Et si j’avais choisi une phrase un peu plus longue et à la structure un peu plus complexe comme le nombre de combinaisons sémantico-linguistiques se serait fortement accru...
Quel prodigieux mécanisme mental nous est ainsi révélé et suscite mon admiration. Et comme, il nous éloigne des conceptions traditionnelles prétendant expliquer le processus de lecture... !
Et, comme des expériences d’imagerie cérébrale se révèleraient utiles et fascinantes... !
Ceci dit, nous devons abandonner la définition traditionnelle de l’unité de la lecture : le mot. « C’est la phrase qui est l’unité du processus de lecture (3) »

4- L’anticipation.
Mais le processus de lecture ainsi décrit peut fréquemment être amélioré par une activité d’anticipation (feed before). Entendons-nous, il ne s’agit pas de prévoir, de deviner une suite de mots à venir. Non, mais de faciliter la compréhension du texte à venir.
La lecture engendrant la perception chomskienne d’un texte à la façon de l’écriture. Des chercheurs américains (4) et français nous confirment, par leurs expériences, ce comportement de lecteurs adultes et, peut-être plus jeunes.
Nous-mêmes avons testé les conduites d’un groupe de sujets adultes lisant soixante quatre phrases, prélevées aléatoirement dans l’ouvrage d’Alain sur l’éducation.
Les phrases les mieux retenues n’étaient pas les plus courtes, mais celles dont les structures syntaxiques permettaient certaines anticipations du texte à venir, grâce à l’emploi de mots outils de subordination tels qui, que, dont
Les structures syntaxiques récursives à droite se révélant plus efficaces que les structures énumératives qui ne permettent généralement aucune anticipation.
Mais tous ces travaux concernaient des adultes, et il me fallut attendre les recherches de David Pearson de l’université de Minnesota observant les comportements de jeunes lecteurs âgés de neuf ans, lisant des textes aux structures variées. Les textes les mieux mémorisés étaient ceux avec des structures d’avertissements, et composés d’une phrase au lieu de deux. Le chercheur concluant, « il préfère les formes les plus cohésives, les plus grammaticalement complexes »… celles (et c’est moi qui poursuis) permettant une anticipation.
Il ne serait pas impossible que l’on obtienne sur des lecteurs, plus jeunes un résultat analogue… La finalité de la lecture étant, non pas le déchiffrement d’une suite de mots, mais la production d’un sens suggéré par ces mots.

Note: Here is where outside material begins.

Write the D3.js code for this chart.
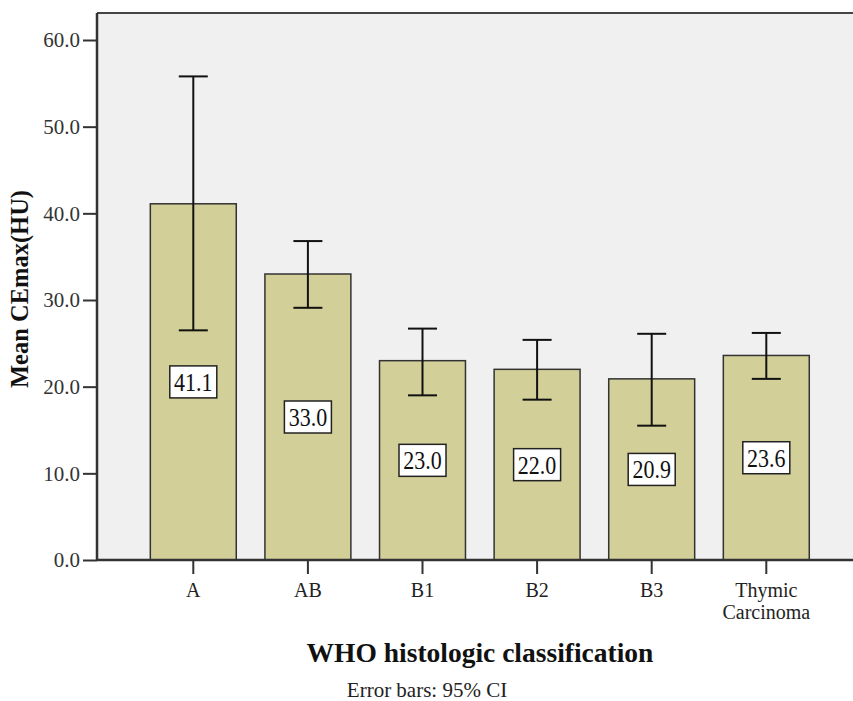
<!DOCTYPE html>
<html>
<head>
<meta charset="utf-8">
<script src="https://cdn.jsdelivr.net/npm/d3@7"></script>
<style>
  body { margin: 0; background: #fff; }
  svg text { font-family: "Liberation Serif", "Times New Roman", serif; }
</style>
</head>
<body>
<svg width="853" height="701"></svg>
<script>
const categories = ["A", "AB", "B1", "B2", "B3", "Thymic Carcinoma"];
const means = [41.1, 33.0, 23.0, 22.0, 20.9, 23.6];
const ciLow = [26.5, 29.1, 19.0, 18.5, 15.5, 20.9];
const ciHigh = [55.8, 36.8, 26.7, 25.4, 26.1, 26.2];
const yTicks = [0, 10, 20, 30, 40, 50, 60];

const data = categories.map((c, i) => ({ cat: c, mean: means[i], lo: ciLow[i], hi: ciHigh[i] }));

const svg = d3.select("svg");
const plotLeft = 97, plotTop = 13, plotBottom = 560, plotRight = 853;

const x = d3.scaleBand()
    .domain(categories)
    .range([136, 823.6])
    .paddingInner(0.25)
    .paddingOuter(0.125);

const y = d3.scaleLinear()
    .domain([0, 60])
    .range([plotBottom, 40]);

// plot background
svg.append("rect")
    .attr("x", plotLeft).attr("y", plotTop)
    .attr("width", plotRight - plotLeft).attr("height", plotBottom - plotTop)
    .attr("fill", "#f0f0f0");

// top border
svg.append("line")
    .attr("x1", plotLeft).attr("x2", plotRight)
    .attr("y1", plotTop).attr("y2", plotTop)
    .attr("stroke", "#444").attr("stroke-width", 2);

// bars
svg.append("g")
    .selectAll("rect")
    .data(data)
    .enter()
    .append("rect")
    .attr("x", d => x(d.cat))
    .attr("y", d => y(d.mean))
    .attr("width", x.bandwidth())
    .attr("height", d => y(0) - y(d.mean))
    .attr("fill", "#d3cf98")
    .attr("stroke", "#333")
    .attr("stroke-width", 1.5);

// error bars
const cap = 14.5;
const eb = svg.append("g").attr("stroke", "#111").attr("stroke-width", 2);
data.forEach(d => {
    const cx = x(d.cat) + x.bandwidth() / 2;
    eb.append("line").attr("x1", cx).attr("x2", cx).attr("y1", y(d.hi)).attr("y2", y(d.lo));
    eb.append("line").attr("x1", cx - cap).attr("x2", cx + cap).attr("y1", y(d.hi)).attr("y2", y(d.hi));
    eb.append("line").attr("x1", cx - cap).attr("x2", cx + cap).attr("y1", y(d.lo)).attr("y2", y(d.lo));
});

// value labels in boxes (text slightly stretched vertically like the original)
const lab = svg.append("g");
data.forEach(d => {
    const cx = x(d.cat) + x.bandwidth() / 2;
    const cy = y(d.mean / 2);
    lab.append("rect")
        .attr("x", cx - 23.5).attr("y", cy - 16)
        .attr("width", 47).attr("height", 32)
        .attr("fill", "#fff").attr("stroke", "#222").attr("stroke-width", 1.5);
    lab.append("text")
        .attr("transform", `translate(${cx},${cy + 9}) scale(1,1.18)`)
        .attr("text-anchor", "middle")
        .attr("font-size", 22)
        .attr("fill", "#111")
        .text(d3.format(".1f")(d.mean));
});

// y axis
const yAxis = svg.append("g")
    .attr("transform", `translate(${plotLeft},0)`)
    .call(d3.axisLeft(y).tickValues(yTicks).tickFormat(d3.format(".1f")).tickSize(14).tickSizeOuter(0));
yAxis.select(".domain").attr("stroke", "#333").attr("stroke-width", 2.5)
    .attr("d", `M0,${plotTop}V${plotBottom}`);
yAxis.selectAll(".tick line").attr("stroke", "#333").attr("stroke-width", 2);
yAxis.selectAll(".tick text")
    .attr("x", -17)
    .attr("dy", "0.33em")
    .attr("font-size", 21)
    .attr("fill", "#333");

// x axis
const xAxis = svg.append("g")
    .attr("transform", `translate(0,${plotBottom})`)
    .call(d3.axisBottom(x).tickSize(14).tickSizeOuter(0).tickFormat(""));
xAxis.select(".domain").attr("stroke", "#333").attr("stroke-width", 2.5)
    .attr("d", `M${plotLeft},0H${plotRight}`);
xAxis.selectAll(".tick line").attr("stroke", "#333").attr("stroke-width", 2);
xAxis.selectAll(".tick").each(function (d) {
    const t = d3.select(this).append("text")
        .attr("text-anchor", "middle")
        .attr("font-size", 20)
        .attr("fill", "#222")
        .attr("y", 37);
    const words = d.split(" ");
    words.forEach((w, i) => {
        t.append("tspan").attr("x", 0).attr("dy", i === 0 ? 0 : 22).text(w);
    });
});

// axis titles
svg.append("text")
    .attr("transform", "translate(28,289) rotate(-90)")
    .attr("text-anchor", "middle")
    .attr("font-size", 24.5)
    .attr("font-weight", "bold")
    .attr("fill", "#111")
    .text("Mean CEmax(HU)");

svg.append("text")
    .attr("x", 480).attr("y", 662)
    .attr("text-anchor", "middle")
    .attr("font-size", 27.5)
    .attr("font-weight", "bold")
    .attr("fill", "#111")
    .text("WHO histologic classification");

svg.append("text")
    .attr("x", 427).attr("y", 697)
    .attr("text-anchor", "middle")
    .attr("font-size", 21)
    .attr("fill", "#222")
    .text("Error bars: 95% CI");
</script>
</body>
</html>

Eveline se permet d'ajouter ici combien cette dernière phrase lui semble capitale : c'est l'oubli constant de cette vérité qui ôte à ses yeux toute crédibilité aux conclusions des recherches sur la lecture, si souvent évoquées pour défendre l'indéfendable, l'enseignement de la lecture à partir de quelque chose qui n'en est pas, le déchiffrage syllabique !!

Notes
1 Gleen Doman. Apprenez à lire à votre bébé. Paris Retz 1978.
2 Rachel Cohen l’apprentissage, précoce de la lecture ; Pais. Puf. 1977
3 Le cas des phrases longues : elles sont souvent décomposables en ce que Paul Valéry appelle phrases élémentaires qui sont alors les unités de lecture.
4 Hans L.Teuber La fonction du regard ( The function of Gaze) colloque à l’Institut national de la santé et de la recherche du regard. Paris.1971.